Anti-money laundering/terrorist financing

The 2023 Fall Economic Statement proposes changes to current law with respect to anti-money laundering/terrorist financing (“AML/ATF”). The Proceeds of Crime (Money Laundering) and Terrorist Financing Act and the Criminal Code, along with other statutes, will be amended to aid in detecting and addressing sanctions evasion by closing loopholes and inconsistencies, and by providing the Financial Transactions and Reports Analysis Centre of Canada (“FINTRAC”) with the ability to list the names of entities which present AML/ATF risks.

Canadian Journalism Labour Tax Credit

The 2023 Fall Economic Statement announced an increase of the Canadian Journalism Labour Tax Credit, which was introduced in the 2019 Budget to support Canadian journalism. The credit provides a refundable 25% tax credit on the salary or wages paid to eligible newsroom employees in qualifying journalism organizations. This expenditure amount is currently capped at $55,000 per eligible newsroom employee, but the 2023 Fall Economic Statement proposes to increase the cap to $85,000, and temporarily increase the percentage of the tax credit to 35% for up to four years.

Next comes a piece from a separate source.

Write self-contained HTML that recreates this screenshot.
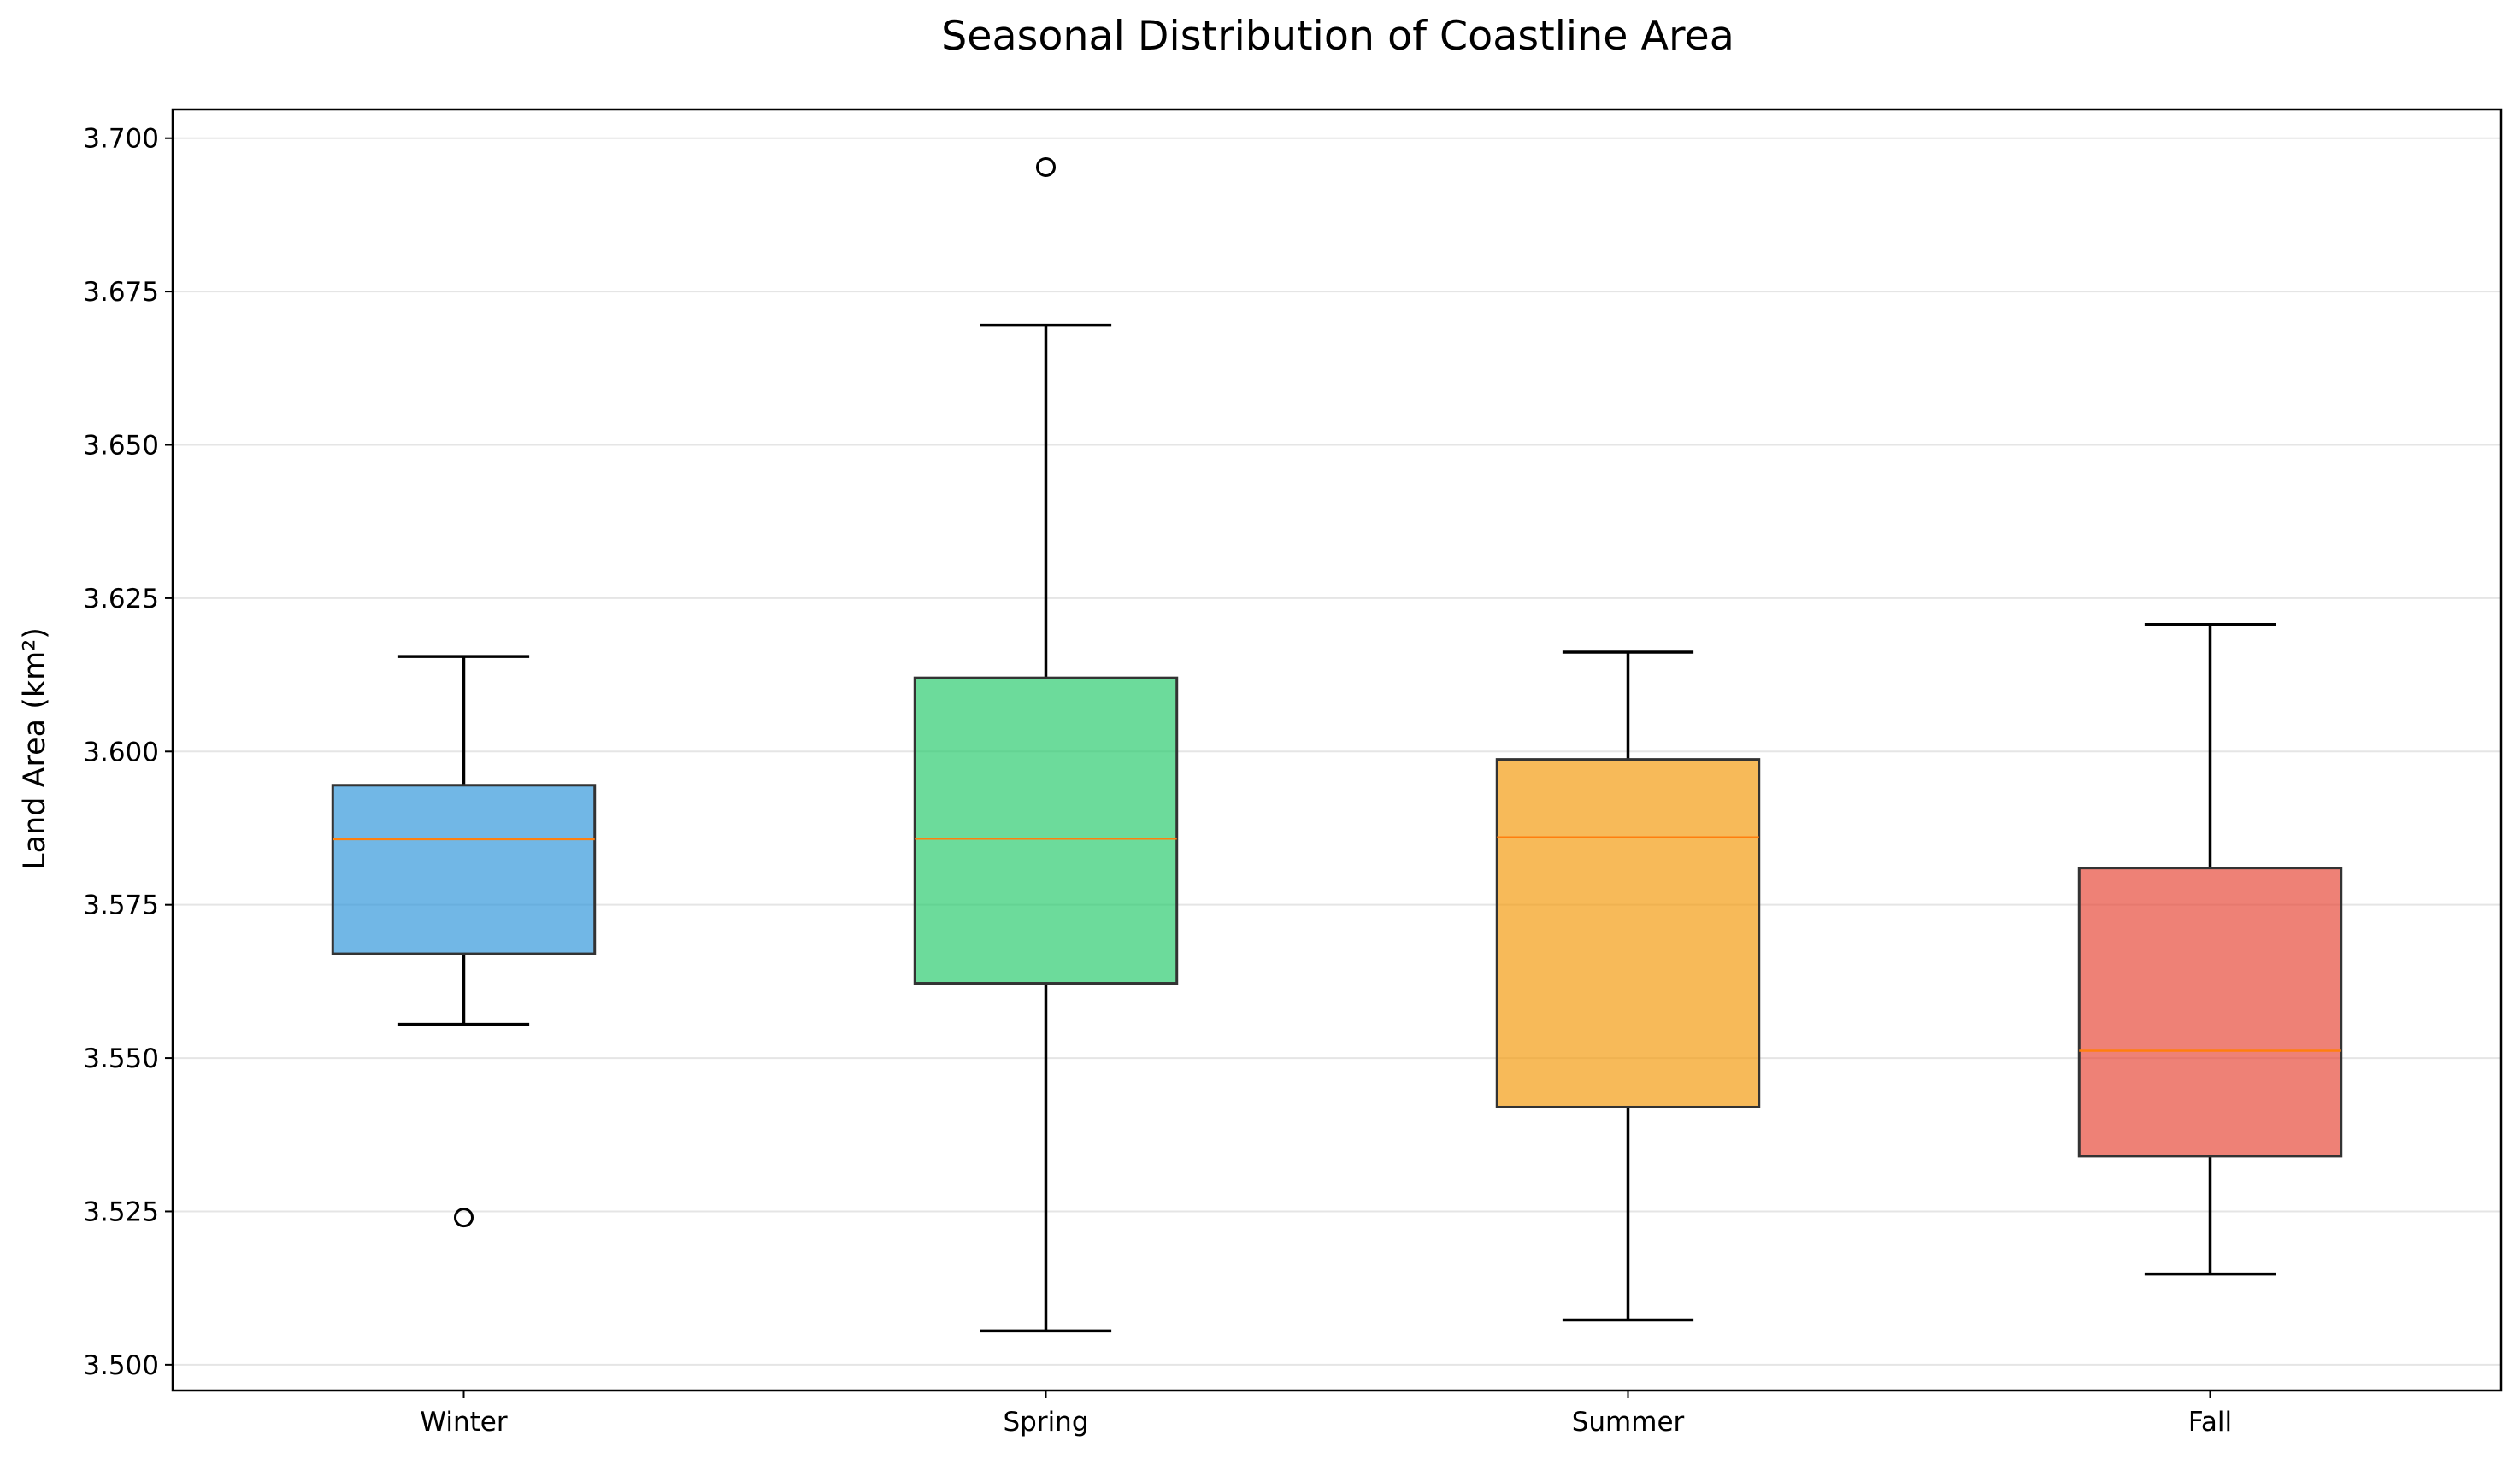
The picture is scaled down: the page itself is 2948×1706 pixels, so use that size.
<!DOCTYPE html>
<html><head><meta charset="utf-8"><style>
html,body{margin:0;padding:0;background:#fff}
svg{display:block;font-family:"DejaVu Sans","Liberation Sans",sans-serif}
</style></head><body>
<svg id="chart" width="2948" height="1706" viewBox="0 0 2948 1706" xmlns="http://www.w3.org/2000/svg">
<rect width="2948" height="1706" fill="#fff"/>
<text x="1565" y="58" text-anchor="middle" font-size="47.5" fill="#000">Seasonal Distribution of Coastline Area</text>
<text transform="translate(52,876) rotate(-90)" text-anchor="middle" font-size="35" fill="#000">Land Area (km²)</text>
<g id="grid"></g>
<g id="boxes"></g>
<rect x="202" y="128" width="2724" height="1499" fill="none" stroke="#000" stroke-width="2.5"/>
<g id="axes"></g>
</svg>
<script>
const categories = ["Winter","Spring","Summer","Fall"];
const whiskerLow = [3.5555,3.5055,3.5073,3.5148];
const q1Values = [3.5670,3.5622,3.5420,3.5340];
const medianValues = [3.5857,3.5858,3.5860,3.5512];
const q3Values = [3.5945,3.6120,3.5987,3.5810];
const whiskerHigh = [3.6155,3.6695,3.6162,3.6207];
const outlierValues = [[3.5240],[3.6953],[],[]];
const yTicks = [3.500,3.525,3.550,3.575,3.600,3.625,3.650,3.675,3.700];
const colors = ["#3498db","#2ecc71","#f39c12","#e74c3c"];

const L=202,R=2926,T=128,B=1627;
const yMin=3.4958,yMax=3.7047;
const y=v=>B-(v-yMin)/(yMax-yMin)*(B-T);
const step=(R-L)/categories.length;
const x=i=>L+step*(i+0.5);
const NS="http://www.w3.org/2000/svg";
function mk(tag,attrs,parent){const e=document.createElementNS(NS,tag);for(const k in attrs)e.setAttribute(k,attrs[k]);parent.appendChild(e);return e;}
const grid=document.getElementById('grid'),boxes=document.getElementById('boxes'),axes=document.getElementById('axes');

yTicks.forEach(t=>{
  const g=mk('line',{x1:L,x2:R,y1:y(t),y2:y(t),stroke:'#e5e5e5','stroke-width':2},grid);
  
  
  const tk=mk('line',{x1:L-9,x2:L,y1:y(t),y2:y(t),stroke:'#000','stroke-width':2},axes);
  
  
  const lb=mk('text',{x:L-16,y:y(t)+11,'text-anchor':'end','font-size':31,fill:'#000'},axes);
  
  
  lb.textContent=t.toFixed(3);
});

const bw=step*0.45, cw=bw/2;
categories.forEach((c,i)=>{
  const cx=x(i);
  const g=mk('g',{},boxes);
  
  
  mk('line',{x1:cx,x2:cx,y1:y(whiskerHigh[i]),y2:y(q3Values[i]),stroke:'#000','stroke-width':3.5},g);
  mk('line',{x1:cx,x2:cx,y1:y(q1Values[i]),y2:y(whiskerLow[i]),stroke:'#000','stroke-width':3.5},g);
  mk('line',{x1:cx-cw/2,x2:cx+cw/2,y1:y(whiskerHigh[i]),y2:y(whiskerHigh[i]),stroke:'#000','stroke-width':3.5},g);
  mk('line',{x1:cx-cw/2,x2:cx+cw/2,y1:y(whiskerLow[i]),y2:y(whiskerLow[i]),stroke:'#000','stroke-width':3.5},g);
  mk('rect',{x:cx-bw/2,y:y(q3Values[i]),width:bw,height:y(q1Values[i])-y(q3Values[i]),fill:colors[i],'fill-opacity':0.7,stroke:'#333','stroke-width':3},g);
  mk('line',{x1:cx-bw/2,x2:cx+bw/2,y1:y(medianValues[i]),y2:y(medianValues[i]),stroke:'#ff7f0e','stroke-width':2.5},g);
  outlierValues[i].forEach(v=>{
    const o=mk('circle',{cx:cx,cy:y(v),r:10,fill:'none',stroke:'#000','stroke-width':3},g);
    
    
  });
  const tk=mk('line',{x1:cx,x2:cx,y1:B,y2:B+9,stroke:'#000','stroke-width':2},axes);
  
  
  const lb=mk('text',{x:cx,y:B+47,'text-anchor':'middle','font-size':31,fill:'#000'},axes);
  
  
  lb.textContent=c;
});
</script>
</body></html>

Previously Announced Tax Measures

The 2023 Fall Economic Statement also reaffirms the Government’s commitment to previously announced tax related measures, including the alternative minimum tax (“AMT”), as referenced in our August 2023 and September 2023 Charity and NFP Law Updates. The Statement also included a vague reference that the Government plans will be “modified to take into account consultations and deliberations” that have taken place over the summer and the fall, although it is not clear what those modifications might be.